§ **SET PROBLEM**: Return the lines from the one with "Reproduce this diagram with TikZ." through the one with "width=285pt,minimum height=90pt] (b14)", exactly as they appear and with no pictures.

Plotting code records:

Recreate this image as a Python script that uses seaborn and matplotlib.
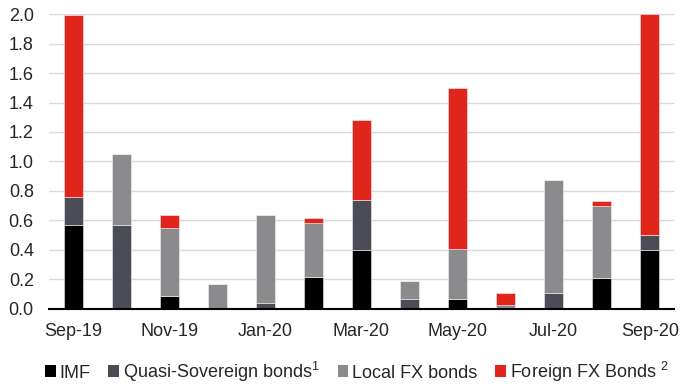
import matplotlib
matplotlib.use("Agg")
import matplotlib.pyplot as plt
from matplotlib.patches import Patch
import seaborn as sns
import pandas as pd
import numpy as np

months = ["Sep-19", "Oct-19", "Nov-19", "Dec-19", "Jan-20", "Feb-20", "Mar-20",
          "Apr-20", "May-20", "Jun-20", "Jul-20", "Aug-20", "Sep-20"]
imf = [0.57, 0.00, 0.09, 0.00, 0.00, 0.22, 0.40, 0.00, 0.07, 0.00, 0.00, 0.21, 0.40]
quasi = [0.19, 0.57, 0.00, 0.00, 0.04, 0.00, 0.34, 0.07, 0.00, 0.00, 0.11, 0.00, 0.10]
local_fx = [0.00, 0.48, 0.46, 0.17, 0.60, 0.36, 0.00, 0.12, 0.34, 0.03, 0.765, 0.49, 0.00]
foreign_fx = [1.23, 0.00, 0.09, 0.00, 0.00, 0.035, 0.54, 0.00, 1.09, 0.075, 0.00, 0.035, 1.50]

series_names = ["IMF", "Quasi-Sovereign bonds", "Local FX bonds", "Foreign FX Bonds"]
series_vals = [imf, quasi, local_fx, foreign_fx]
colors = {"IMF": "#000000", "Quasi-Sovereign bonds": "#4c4c56",
          "Local FX bonds": "#8b8b8d", "Foreign FX Bonds": "#e2251b"}
legend_labels = ["IMF", "Quasi-Sovereign bonds$^{1}$", "Local FX bonds", "Foreign FX Bonds $^{2}$"]
tick_labels = months[::2]

rows = []
for name, vals in zip(series_names, series_vals):
    for i, v in enumerate(vals):
        rows.append({"idx": i, "series": name, "value": v})
df = pd.DataFrame(rows)

sns.set_theme(style="white")
FONT = "Liberation Sans"
plt.rcParams["font.family"] = [FONT, "DejaVu Sans"]
plt.rcParams["mathtext.fontset"] = "custom"
plt.rcParams["mathtext.rm"] = FONT
plt.rcParams["mathtext.it"] = FONT
FS = 13

fig = plt.figure(figsize=(6.82, 3.87), dpi=100)
ax = fig.add_axes([0.072, 0.2016, 0.916, 0.7622])

# first hue level is drawn on top in seaborn stacking
sns.histplot(data=df, x="idx", weights="value", hue="series",
             hue_order=series_names[::-1], multiple="stack", discrete=True,
             shrink=0.4, palette=colors, alpha=1, edgecolor="#f0f0f0",
             linewidth=0.4, legend=False, ax=ax)

ax.set_xlim(-0.5, len(months) - 0.5)
ax.set_ylim(0, 2.0)
ax.set_yticks(np.arange(0, 2.01, 0.2))
ax.set_yticklabels([f"{v:.1f}" for v in np.arange(0, 2.01, 0.2)], fontsize=FS)
ax.yaxis.grid(True, color="#d9d9d9", linewidth=1)
ax.set_axisbelow(True)
ax.tick_params(axis="y", length=0, pad=11)

ax.set_xticks(range(0, len(months), 2))
ax.set_xticklabels(tick_labels, fontsize=FS)
ax.tick_params(axis="x", which="major", length=0, pad=10)
ax.set_xticks(np.arange(-0.5, len(months), 1), minor=True)
ax.tick_params(axis="x", which="minor", length=4.5, width=1.2, color="black", direction="out")
ax.set_xlabel("")
ax.set_ylabel("")

for s in ["top", "right", "left"]:
    ax.spines[s].set_visible(False)
ax.spines["bottom"].set_color("black")
ax.spines["bottom"].set_linewidth(1.5)

handles = [Patch(facecolor=colors[n], edgecolor="none") for n in series_names]
fig.legend(handles, legend_labels, loc="center", bbox_to_anchor=(0.523, 0.04),
           ncol=4, frameon=False, fontsize=FS, handlelength=0.6, handleheight=0.6,
           handletextpad=0.2, columnspacing=1.0, borderaxespad=0, borderpad=0)

fig.savefig("out.png", dpi=100)
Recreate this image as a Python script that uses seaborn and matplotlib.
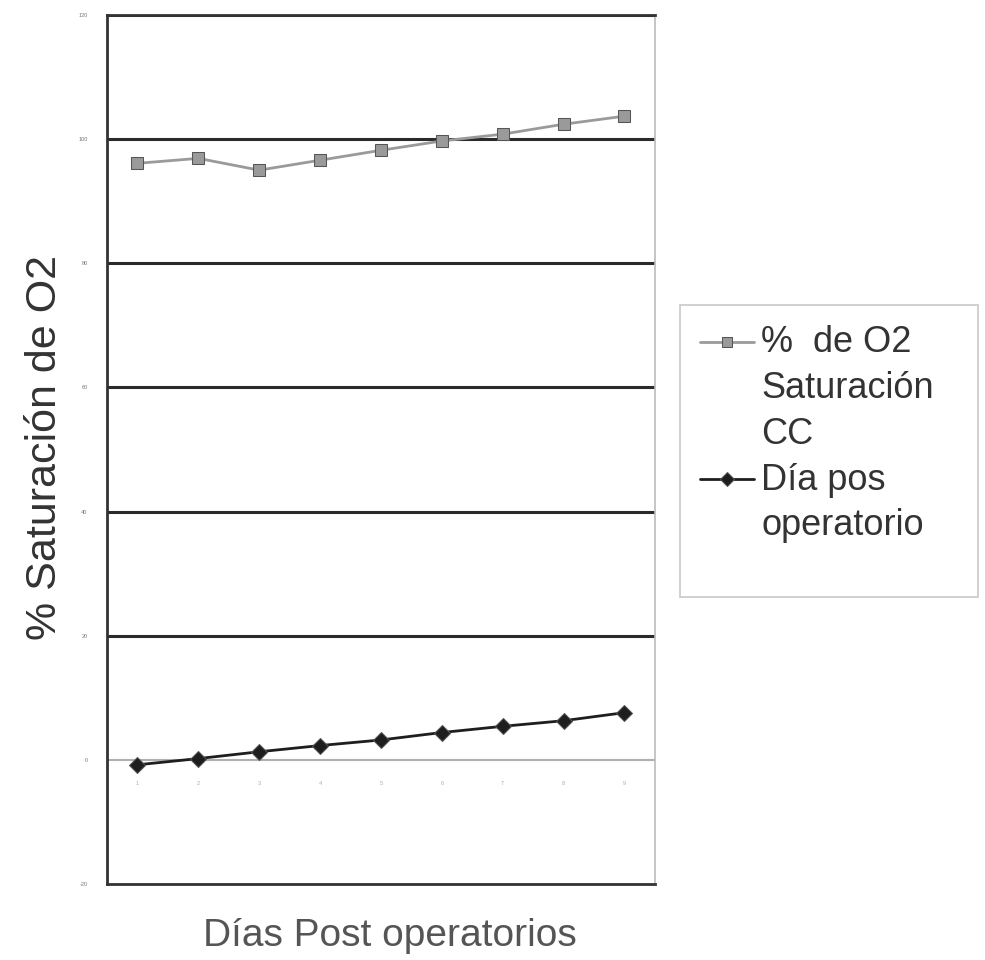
import matplotlib
matplotlib.use("Agg")
import matplotlib.pyplot as plt
from matplotlib.lines import Line2D
import pandas as pd
import seaborn as sns

sns.set_style("white")
plt.rcParams["font.family"] = ["Liberation Sans", "DejaVu Sans"]

dias = [1, 2, 3, 4, 5, 6, 7, 8, 9]
saturacion_cc = [96.1, 96.9, 95.0, 96.6, 98.2, 99.7, 100.8, 102.4, 103.7]
dia_pos = [-0.8, 0.2, 1.3, 2.3, 3.2, 4.4, 5.4, 6.3, 7.6]
y_ticks = [-20, 0, 20, 40, 60, 80, 100, 120]

lbl_sat = ["%  de O2", "Saturación", "CC"]
lbl_dia = ["Día pos", "operatorio"]

df = pd.DataFrame({
    "dia": dias * 2,
    "valor": saturacion_cc + dia_pos,
    "serie": ["sat"] * len(dias) + ["dia"] * len(dias),
})

fig = plt.figure(figsize=(9.85, 9.6), dpi=100)
ax = fig.add_axes([0.1086, 0.0792, 0.5563, 0.9052])

sns.lineplot(data=df, x="dia", y="valor", hue="serie", style="serie",
             palette={"sat": "#9a9a9a", "dia": "#1e1e1e"},
             markers={"sat": "s", "dia": "D"},
             dashes=False, linewidth=2, markersize=8.5,
             markeredgecolor="#555555", ax=ax, zorder=5)

ax.set_xlim(0.5, 9.5)
ax.set_ylim(-20, 120)
ax.set_yticks(y_ticks)
ax.set_yticklabels([str(t) for t in y_ticks], fontsize=4, color="#777777")
ax.tick_params(axis="y", length=0, pad=14)

# category labels sit just under the zero line, as in the original
ax.set_xticks(dias)
ax.set_xticklabels([])
ax.tick_params(axis="x", length=0)
for d in dias:
    ax.text(d, -3.8, str(d), fontsize=4, color="#aaaaaa", ha="center", va="center")

for t in [20, 40, 60, 80, 100, 120]:
    ax.axhline(t, color="#2a2a2a", linewidth=2.2, zorder=1)
ax.axhline(0, color="#b0b0b0", linewidth=1.5, zorder=1)

for side in ["top", "bottom", "left"]:
    ax.spines[side].set_color("#333333")
    ax.spines[side].set_linewidth(2)
ax.spines["right"].set_color("#bbbbbb")
ax.spines["right"].set_linewidth(1.2)

ax.set_xlabel("")
ax.set_ylabel("")
fig.text(390 / 985, 1 - 936 / 960, "Días Post operatorios", fontsize=28,
         color="#555555", ha="center", va="center")
fig.text(45 / 985, 1 - 448 / 960, "% Saturación de O2", fontsize=31,
         color="#333333", rotation=90, ha="center", va="center")

# legend: handle next to the first line of each label, like the original
h_sat, h_dia = ax.get_legend_handles_labels()[0][:2]
blank = Line2D([], [], linestyle="none")
leg_handles = [h_sat, blank, blank, h_dia, blank, blank]
leg_labels = lbl_sat + lbl_dia + [" "]
ax.legend(leg_handles, leg_labels, loc="upper left",
          bbox_to_anchor=(1.0456, 0.666, 0.5438, 0), mode="expand",
          fontsize=26, frameon=True, fancybox=False, handlelength=1.5,
          handleheight=0.3, handletextpad=0.2, labelspacing=0.3,
          borderpad=0.55, borderaxespad=0, markerscale=0.8)
leg = ax.get_legend()
leg.get_frame().set_edgecolor("#bbbbbb")
leg.get_frame().set_linewidth(1.2)
for txt in leg.get_texts():
    txt.set_color("#333333")
leg.get_texts()[-1].set_fontsize(6)

fig.savefig("out.png", dpi=100, facecolor="white")
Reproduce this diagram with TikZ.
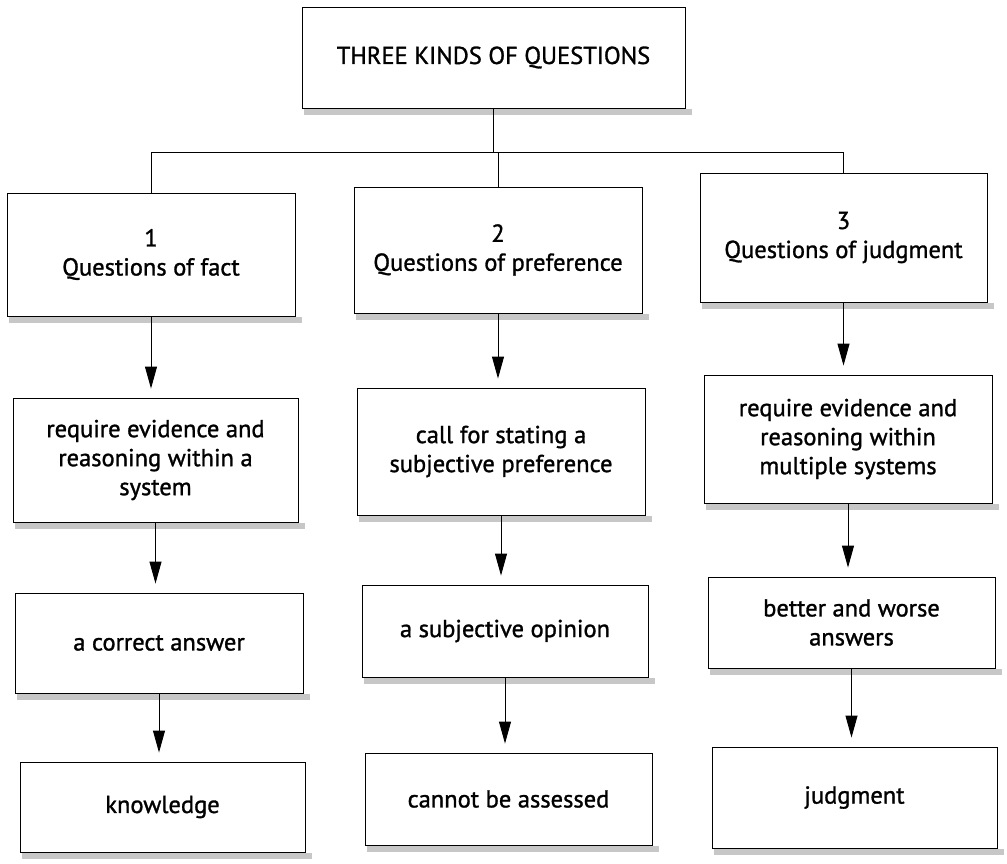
\documentclass[tikz,border=0pt]{standalone}
\usepackage{fontspec}
\setmainfont{PT Sans}[FakeBold=1.2]
\usetikzlibrary{arrows.meta}
\definecolor{shade}{gray}{0.78}
\begin{document}
\begin{tikzpicture}[x=1pt,y=-1pt,
  box/.style={draw=black,line width=0.9pt,fill=white,inner sep=0pt,align=center,
    font=\fontsize{24.5}{29}\selectfont},
  conn/.style={draw=black,line width=0.8pt},
  arr/.style={draw=black,line width=0.9pt,-{Triangle[width=12pt,length=22pt]},shorten >=9pt},
  shadowband/.style={fill=shade}]
\useasboundingbox (0,0) rectangle (1007,863);
\fill[white] (0,0) rectangle (1007,863);

% top box
\node[box,minimum width=383pt,minimum height=101pt,font=\fontsize{24.5}{29}\selectfont] (top) at (493.5,57.5) {THREE KINDS OF QUESTIONS};

% column 1
\node[box,minimum width=288pt,minimum height=123pt] (b11) at (151,254.5) {1\\Questions of fact};
\node[box,minimum width=285pt,minimum height=124pt] (b12) at (155.5,460) {require evidence and\\reasoning within a\\system};
\node[box,minimum width=288pt,minimum height=100pt] (b13) at (159,643) {a correct answer};
\node[box,minimum width=285pt,minimum height=90pt] (b14) at (162.5,807) {knowledge};

% column 2
\node[box,minimum width=288pt,minimum height=126pt] (b21) at (498,250) {2\\Questions of preference};
\node[box,minimum width=288pt,minimum height=127pt] (b22) at (501,451.5) {call for stating a\\subjective preference};
\node[box,minimum width=286pt,minimum height=92pt] (b23) at (505,631) {a subjective opinion};
\node[box,minimum width=287pt,minimum height=92pt] (b24) at (508.5,799) {cannot be assessed};

% column 3
\node[box,minimum width=287pt,minimum height=129pt] (b31) at (843.5,237.5) {3\\Questions of judgment};
\node[box,minimum width=288pt,minimum height=128pt] (b32) at (848,439) {require evidence and\\reasoning within\\multiple systems};
\node[box,minimum width=287pt,minimum height=91pt] (b33) at (851.5,622.5) {better and worse\\answers};
\node[box,minimum width=285pt,minimum height=101pt] (b34) at (854.5,797.5) {judgment};

% shadow bands under the boxes
\foreach \b in {top,b11,b12,b13,b14,b21,b22,b23,b24,b31,b32,b33,b34}{
  \fill[shadowband] ([xshift=2pt,yshift=-1pt]\b.south west) rectangle ([xshift=7pt,yshift=-7pt]\b.south east);
}

% tree connectors
\coordinate (hy) at (0,152);
\coordinate (jM) at (top.south |- hy);
\coordinate (jL) at (b11.north |- hy);
\coordinate (jR) at (b31.north |- hy);
\coordinate (jC) at (b21.north |- hy);
\draw[conn] (top.south) -- (jM);
\draw[conn] (jL) -- (jR);
\draw[conn] (jL) -- (b11.north);
\draw[conn] (jC) -- (b21.north);
\draw[conn] (jR) -- (b31.north);

% arrows
\draw[arr] (b11.south) -- (b11.south |- b12.north);
\draw[arr] (b12.south) -- (b12.south |- b13.north);
\draw[arr] (b13.south) -- (b13.south |- b14.north);
\draw[arr] (b21.south) -- (b21.south |- b22.north);
\draw[arr] (b22.south) -- (b22.south |- b23.north);
\draw[arr] (b23.south) -- (b23.south |- b24.north);
\draw[arr] (b31.south) -- (b31.south |- b32.north);
\draw[arr] (b32.south) -- (b32.south |- b33.north);
\draw[arr] (b33.south) -- (b33.south |- b34.north);
\end{tikzpicture}
\end{document}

§ **OUTPUT OF THE EXERCISE**:
Reproduce this diagram with TikZ.
\documentclass[tikz,border=0pt]{standalone}
\usepackage{fontspec}
\setmainfont{PT Sans}[FakeBold=1.2]
\usetikzlibrary{arrows.meta}
\definecolor{shade}{gray}{0.78}
\begin{document}
\begin{tikzpicture}[x=1pt,y=-1pt,
  box/.style={draw=black,line width=0.9pt,fill=white,inner sep=0pt,align=center,
    font=\fontsize{24.5}{29}\selectfont},
  conn/.style={draw=black,line width=0.8pt},
  arr/.style={draw=black,line width=0.9pt,-{Triangle[width=12pt,length=22pt]},shorten >=9pt},
  shadowband/.style={fill=shade}]
\useasboundingbox (0,0) rectangle (1007,863);
\fill[white] (0,0) rectangle (1007,863);

% top box
\node[box,minimum width=383pt,minimum height=101pt,font=\fontsize{24.5}{29}\selectfont] (top) at (493.5,57.5) {THREE KINDS OF QUESTIONS};

% column 1
\node[box,minimum width=288pt,minimum height=123pt] (b11) at (151,254.5) {1\\Questions of fact};
\node[box,minimum width=285pt,minimum height=124pt] (b12) at (155.5,460) {require evidence and\\reasoning within a\\system};
\node[box,minimum width=288pt,minimum height=100pt] (b13) at (159,643) {a correct answer};
\node[box,minimum width=285pt,minimum height=90pt] (b14) at (162.5,807) {knowledge};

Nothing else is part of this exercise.